**Directions for this task:**
Can you write out all the lines word for word, with no pictures?

________________

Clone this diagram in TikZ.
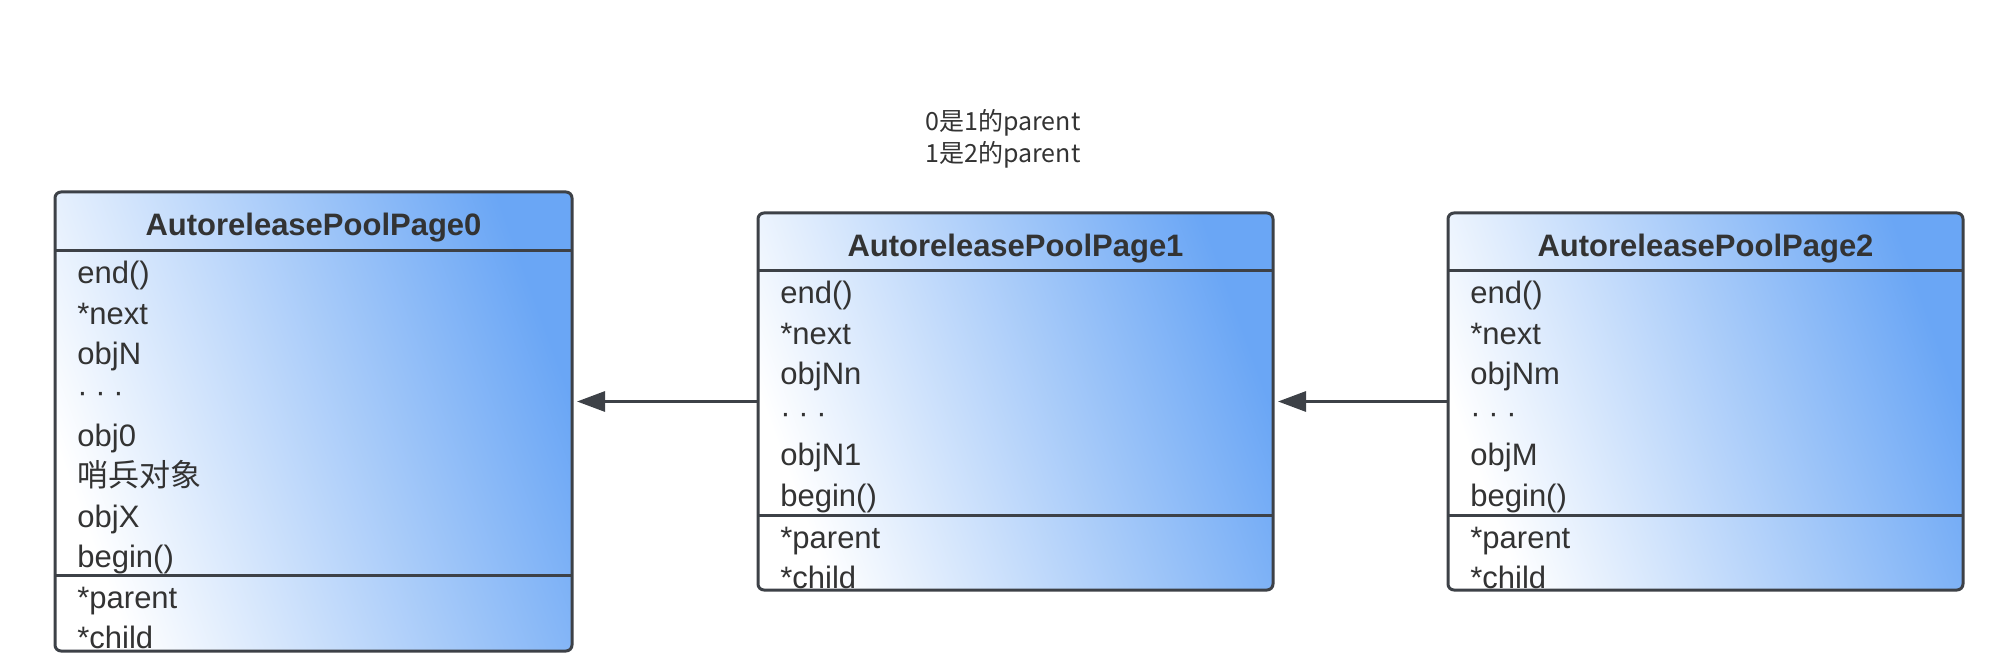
\documentclass[tikz,border=0pt]{standalone}
\usepackage{fontspec}
\setmainfont{Liberation Sans}
\newfontfamily\cjk{Noto Sans CJK SC}
\usetikzlibrary{arrows.meta}

\definecolor{pageblue}{RGB}{106,166,245}
\definecolor{pageline}{RGB}{61,65,71}
\definecolor{textgray}{RGB}{51,51,51}

\newcommand{\pagedots}{\makebox[9pt][l]{·}\makebox[9pt][l]{·}·}

\tikzset{
  pagebox/.style={draw=pageline,line width=1.5pt,rounded corners=3pt,inner sep=0pt,outer sep=0pt,
    left color=white,right color=pageblue,shading angle=110},
  divider/.style={draw=pageline,line width=1.5pt},
  pagetitle/.style={anchor=base,inner sep=0pt,text=textgray,font=\bfseries\fontsize{15.5}{18}\selectfont},
  member/.style={anchor=base west,inner sep=0pt,text=textgray,font=\fontsize{15.5}{18}\selectfont},
  parentarrow/.style={draw=pageline,line width=1.5pt,-{Triangle[length=14pt,width=10pt]},shorten >=2.5pt},
  note/.style={anchor=base,inner sep=0pt,text=textgray,font=\cjk\fontsize{12.5}{16}\selectfont}
}

\begin{document}
\begin{tikzpicture}[x=0.5pt,y=-0.5pt]
			\useasboundingbox (0,0) rectangle (2010,668);
			% AutoreleasePoolPage chain
			\node[pagebox,minimum width=258.5pt,minimum height=229.5pt] (Page0) at (313.5,421.5) {};
			\node[pagebox,minimum width=257.5pt,minimum height=188.5pt] (Page1) at (1015.5,401.5) {};
			\node[pagebox,minimum width=257.5pt,minimum height=188.5pt] (Page2) at (1705.5,401.5) {};
			
			\draw[divider] (Page0.north west) ++(0,59) -- ++(517,0);
			\draw[divider] (Page0.north west) ++(0,383) -- ++(517,0);
			\draw[divider] (Page1.north west) ++(0,58) -- ++(515,0);
			\draw[divider] (Page1.north west) ++(0,302) -- ++(515,0);
			\draw[divider] (Page2.north west) ++(0,58) -- ++(515,0);
			\draw[divider] (Page2.north west) ++(0,302) -- ++(515,0);
			
			% page 0
			\node[pagetitle] (Page0Title) at (313.5,236) {AutoreleasePoolPage0};
			\node[member] (Page0End) at (77,284) {end()};
			\node[member] (Page0Next) at (77,324.5) {*next};
			\node[member] (Page0ObjN) at (77,365) {objN};
			\node[member] (Page0Dots) at (77,403) {\pagedots};
			\node[member] (Page0Obj0) at (77,446) {obj0};
			\node[member] (Page0Sentinel) at (77,486.5) {\cjk 哨兵对象};
			\node[member] (Page0ObjX) at (77,527) {objX};
			\node[member] (Page0Begin) at (77,567.5) {begin()};
			\node[member] (Page0Parent) at (77,608) {*parent};
			\node[member] (Page0Child) at (77,648.5) {*child};
			
			% page 1
			\node[pagetitle] (Page1Title) at (1015.5,257) {AutoreleasePoolPage1};
			\node[member] (Page1End) at (780,304) {end()};
			\node[member] (Page1Next) at (780,344.5) {*next};
			\node[member] (Page1ObjNn) at (780,385) {objNn};
			\node[member] (Page1Dots) at (780,423) {\pagedots};
			\node[member] (Page1ObjN1) at (780,466) {objN1};
			\node[member] (Page1Begin) at (780,506.5) {begin()};
			\node[member] (Page1Parent) at (780,548) {*parent};
			\node[member] (Page1Child) at (780,588.5) {*child};
			
			% page 2
			\node[pagetitle] (Page2Title) at (1705.5,257) {AutoreleasePoolPage2};
			\node[member] (Page2End) at (1470,304) {end()};
			\node[member] (Page2Next) at (1470,344.5) {*next};
			\node[member] (Page2ObjNm) at (1470,385) {objNm};
			\node[member] (Page2Dots) at (1470,423) {\pagedots};
			\node[member] (Page2ObjM) at (1470,466) {objM};
			\node[member] (Page2Begin) at (1470,506.5) {begin()};
			\node[member] (Page2Parent) at (1470,548) {*parent};
			\node[member] (Page2Child) at (1470,588.5) {*child};
			
			\draw[parentarrow] (Page1.west) -- (Page1.west -| Page0.east);
			\draw[parentarrow] (Page2.west) -- (Page2.west -| Page1.east);
			
			\node[note] (NoteA) at (1003,131) {0是1的parent};
			\node[note] (NoteB) at (1003,163) {1是2的parent};
			
\end{tikzpicture}
\end{document}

________________

**Exercise solution:**
Clone this diagram in TikZ.
\documentclass[tikz,border=0pt]{standalone}
\usepackage{fontspec}
\setmainfont{Liberation Sans}
\newfontfamily\cjk{Noto Sans CJK SC}
\usetikzlibrary{arrows.meta}

\definecolor{pageblue}{RGB}{106,166,245}
\definecolor{pageline}{RGB}{61,65,71}
\definecolor{textgray}{RGB}{51,51,51}

\newcommand{\pagedots}{\makebox[9pt][l]{·}\makebox[9pt][l]{·}·}

\tikzset{
  pagebox/.style={draw=pageline,line width=1.5pt,rounded corners=3pt,inner sep=0pt,outer sep=0pt,
    left color=white,right color=pageblue,shading angle=110},
  divider/.style={draw=pageline,line width=1.5pt},
  pagetitle/.style={anchor=base,inner sep=0pt,text=textgray,font=\bfseries\fontsize{15.5}{18}\selectfont},
  member/.style={anchor=base west,inner sep=0pt,text=textgray,font=\fontsize{15.5}{18}\selectfont},
  parentarrow/.style={draw=pageline,line width=1.5pt,-{Triangle[length=14pt,width=10pt]},shorten >=2.5pt},
  note/.style={anchor=base,inner sep=0pt,text=textgray,font=\cjk\fontsize{12.5}{16}\selectfont}
}

\begin{document}
\begin{tikzpicture}[x=0.5pt,y=-0.5pt]
			\useasboundingbox (0,0) rectangle (2010,668);
			% AutoreleasePoolPage chain
			\node[pagebox,minimum width=258.5pt,minimum height=229.5pt] (Page0) at (313.5,421.5) {};
			\node[pagebox,minimum width=257.5pt,minimum height=188.5pt] (Page1) at (1015.5,401.5) {};
			\node[pagebox,minimum width=257.5pt,minimum height=188.5pt] (Page2) at (1705.5,401.5) {};
			
			\draw[divider] (Page0.north west) ++(0,59) -- ++(517,0);
			\draw[divider] (Page0.north west) ++(0,383) -- ++(517,0);
			\draw[divider] (Page1.north west) ++(0,58) -- ++(515,0);
			\draw[divider] (Page1.north west) ++(0,302) -- ++(515,0);
			\draw[divider] (Page2.north west) ++(0,58) -- ++(515,0);
			\draw[divider] (Page2.north west) ++(0,302) -- ++(515,0);
			
			% page 0
			\node[pagetitle] (Page0Title) at (313.5,236) {AutoreleasePoolPage0};
			\node[member] (Page0End) at (77,284) {end()};
			\node[member] (Page0Next) at (77,324.5) {*next};
			\node[member] (Page0ObjN) at (77,365) {objN};
			\node[member] (Page0Dots) at (77,403) {\pagedots};
			\node[member] (Page0Obj0) at (77,446) {obj0};
			\node[member] (Page0Sentinel) at (77,486.5) {\cjk 哨兵对象};
			\node[member] (Page0ObjX) at (77,527) {objX};
			\node[member] (Page0Begin) at (77,567.5) {begin()};
			\node[member] (Page0Parent) at (77,608) {*parent};
			\node[member] (Page0Child) at (77,648.5) {*child};
			
			% page 1
			\node[pagetitle] (Page1Title) at (1015.5,257) {AutoreleasePoolPage1};
			\node[member] (Page1End) at (780,304) {end()};
			\node[member] (Page1Next) at (780,344.5) {*next};
			\node[member] (Page1ObjNn) at (780,385) {objNn};
			\node[member] (Page1Dots) at (780,423) {\pagedots};
			\node[member] (Page1ObjN1) at (780,466) {objN1};
			\node[member] (Page1Begin) at (780,506.5) {begin()};
			\node[member] (Page1Parent) at (780,548) {*parent};
			\node[member] (Page1Child) at (780,588.5) {*child};
			
			% page 2
			\node[pagetitle] (Page2Title) at (1705.5,257) {AutoreleasePoolPage2};
			\node[member] (Page2End) at (1470,304) {end()};
			\node[member] (Page2Next) at (1470,344.5) {*next};
			\node[member] (Page2ObjNm) at (1470,385) {objNm};
			\node[member] (Page2Dots) at (1470,423) {\pagedots};
			\node[member] (Page2ObjM) at (1470,466) {objM};
			\node[member] (Page2Begin) at (1470,506.5) {begin()};
			\node[member] (Page2Parent) at (1470,548) {*parent};
			\node[member] (Page2Child) at (1470,588.5) {*child};
			
			\draw[parentarrow] (Page1.west) -- (Page1.west -| Page0.east);
			\draw[parentarrow] (Page2.west) -- (Page2.west -| Page1.east);
			
			\node[note] (NoteA) at (1003,131) {0是1的parent};
			\node[note] (NoteB) at (1003,163) {1是2的parent};
			
\end{tikzpicture}
\end{document}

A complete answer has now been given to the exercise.